__DATA LINES__:
==================================================

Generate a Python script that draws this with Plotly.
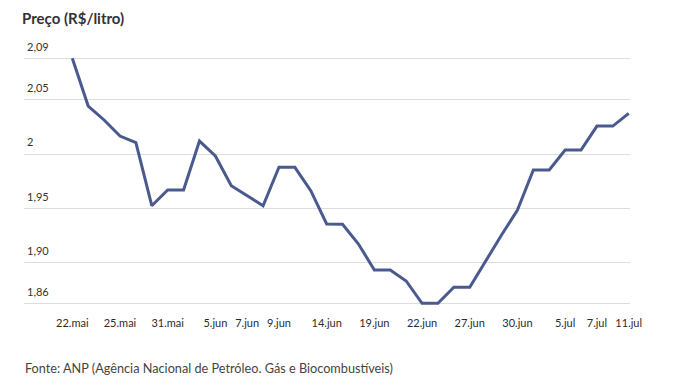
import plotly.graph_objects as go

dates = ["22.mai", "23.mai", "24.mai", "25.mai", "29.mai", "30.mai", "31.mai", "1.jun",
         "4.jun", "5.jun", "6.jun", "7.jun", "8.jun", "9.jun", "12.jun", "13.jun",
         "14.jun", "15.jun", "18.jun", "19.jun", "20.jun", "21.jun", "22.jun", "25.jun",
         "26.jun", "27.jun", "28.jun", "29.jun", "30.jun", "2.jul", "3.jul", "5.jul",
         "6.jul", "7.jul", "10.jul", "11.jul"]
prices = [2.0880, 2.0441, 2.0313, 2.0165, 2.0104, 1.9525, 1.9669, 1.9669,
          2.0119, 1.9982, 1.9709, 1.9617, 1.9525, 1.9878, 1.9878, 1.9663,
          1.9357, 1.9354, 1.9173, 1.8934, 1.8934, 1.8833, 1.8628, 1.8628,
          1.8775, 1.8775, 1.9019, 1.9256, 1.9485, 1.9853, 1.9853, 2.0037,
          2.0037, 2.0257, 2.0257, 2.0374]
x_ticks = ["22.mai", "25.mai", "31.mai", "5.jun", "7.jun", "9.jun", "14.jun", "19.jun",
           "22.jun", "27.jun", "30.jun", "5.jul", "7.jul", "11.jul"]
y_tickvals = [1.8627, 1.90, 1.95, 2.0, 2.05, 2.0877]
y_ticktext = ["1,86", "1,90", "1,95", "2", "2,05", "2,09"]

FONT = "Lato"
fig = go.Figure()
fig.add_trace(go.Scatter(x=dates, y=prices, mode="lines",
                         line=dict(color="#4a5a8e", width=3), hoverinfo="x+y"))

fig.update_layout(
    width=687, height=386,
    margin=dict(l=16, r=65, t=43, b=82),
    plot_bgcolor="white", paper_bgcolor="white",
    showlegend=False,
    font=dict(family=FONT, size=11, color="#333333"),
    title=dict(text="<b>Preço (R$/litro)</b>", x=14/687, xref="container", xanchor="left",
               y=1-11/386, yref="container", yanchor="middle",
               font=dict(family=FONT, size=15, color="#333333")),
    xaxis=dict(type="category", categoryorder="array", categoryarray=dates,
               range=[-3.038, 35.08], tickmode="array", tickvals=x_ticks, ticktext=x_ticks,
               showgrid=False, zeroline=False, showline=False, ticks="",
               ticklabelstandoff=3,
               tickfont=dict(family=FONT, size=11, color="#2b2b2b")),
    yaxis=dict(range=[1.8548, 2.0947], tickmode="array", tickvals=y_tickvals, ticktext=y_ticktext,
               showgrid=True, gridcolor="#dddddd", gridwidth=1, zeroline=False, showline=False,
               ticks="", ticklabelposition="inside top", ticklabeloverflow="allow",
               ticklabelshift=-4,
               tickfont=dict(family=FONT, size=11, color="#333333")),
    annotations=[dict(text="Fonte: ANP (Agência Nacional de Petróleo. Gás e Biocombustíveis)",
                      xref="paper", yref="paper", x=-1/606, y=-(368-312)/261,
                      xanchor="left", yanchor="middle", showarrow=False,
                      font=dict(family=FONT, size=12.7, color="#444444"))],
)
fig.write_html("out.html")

==================================================

__WHAT YOU WILL DO__: Quote in full the listing given above; the images are to be left out.

__ANSWER FOR THE TASK__:
Generate a Python script that draws this with Plotly.
import plotly.graph_objects as go

dates = ["22.mai", "23.mai", "24.mai", "25.mai", "29.mai", "30.mai", "31.mai", "1.jun",
         "4.jun", "5.jun", "6.jun", "7.jun", "8.jun", "9.jun", "12.jun", "13.jun",
         "14.jun", "15.jun", "18.jun", "19.jun", "20.jun", "21.jun", "22.jun", "25.jun",
         "26.jun", "27.jun", "28.jun", "29.jun", "30.jun", "2.jul", "3.jul", "5.jul",
         "6.jul", "7.jul", "10.jul", "11.jul"]
prices = [2.0880, 2.0441, 2.0313, 2.0165, 2.0104, 1.9525, 1.9669, 1.9669,
          2.0119, 1.9982, 1.9709, 1.9617, 1.9525, 1.9878, 1.9878, 1.9663,
          1.9357, 1.9354, 1.9173, 1.8934, 1.8934, 1.8833, 1.8628, 1.8628,
          1.8775, 1.8775, 1.9019, 1.9256, 1.9485, 1.9853, 1.9853, 2.0037,
          2.0037, 2.0257, 2.0257, 2.0374]
x_ticks = ["22.mai", "25.mai", "31.mai", "5.jun", "7.jun", "9.jun", "14.jun", "19.jun",
           "22.jun", "27.jun", "30.jun", "5.jul", "7.jul", "11.jul"]
y_tickvals = [1.8627, 1.90, 1.95, 2.0, 2.05, 2.0877]
y_ticktext = ["1,86", "1,90", "1,95", "2", "2,05", "2,09"]

FONT = "Lato"
fig = go.Figure()
fig.add_trace(go.Scatter(x=dates, y=prices, mode="lines",
                         line=dict(color="#4a5a8e", width=3), hoverinfo="x+y"))

fig.update_layout(
    width=687, height=386,
    margin=dict(l=16, r=65, t=43, b=82),
    plot_bgcolor="white", paper_bgcolor="white",
    showlegend=False,
    font=dict(family=FONT, size=11, color="#333333"),
    title=dict(text="<b>Preço (R$/litro)</b>", x=14/687, xref="container", xanchor="left",
               y=1-11/386, yref="container", yanchor="middle",
               font=dict(family=FONT, size=15, color="#333333")),
    xaxis=dict(type="category", categoryorder="array", categoryarray=dates,
               range=[-3.038, 35.08], tickmode="array", tickvals=x_ticks, ticktext=x_ticks,
               showgrid=False, zeroline=False, showline=False, ticks="",
               ticklabelstandoff=3,
               tickfont=dict(family=FONT, size=11, color="#2b2b2b")),
    yaxis=dict(range=[1.8548, 2.0947], tickmode="array", tickvals=y_tickvals, ticktext=y_ticktext,
               showgrid=True, gridcolor="#dddddd", gridwidth=1, zeroline=False, showline=False,
               ticks="", ticklabelposition="inside top", ticklabeloverflow="allow",
               ticklabelshift=-4,
               tickfont=dict(family=FONT, size=11, color="#333333")),
    annotations=[dict(text="Fonte: ANP (Agência Nacional de Petróleo. Gás e Biocombustíveis)",
                      xref="paper", yref="paper", x=-1/606, y=-(368-312)/261,
                      xanchor="left", yanchor="middle", showarrow=False,
                      font=dict(family=FONT, size=12.7, color="#444444"))],
)
fig.write_html("out.html")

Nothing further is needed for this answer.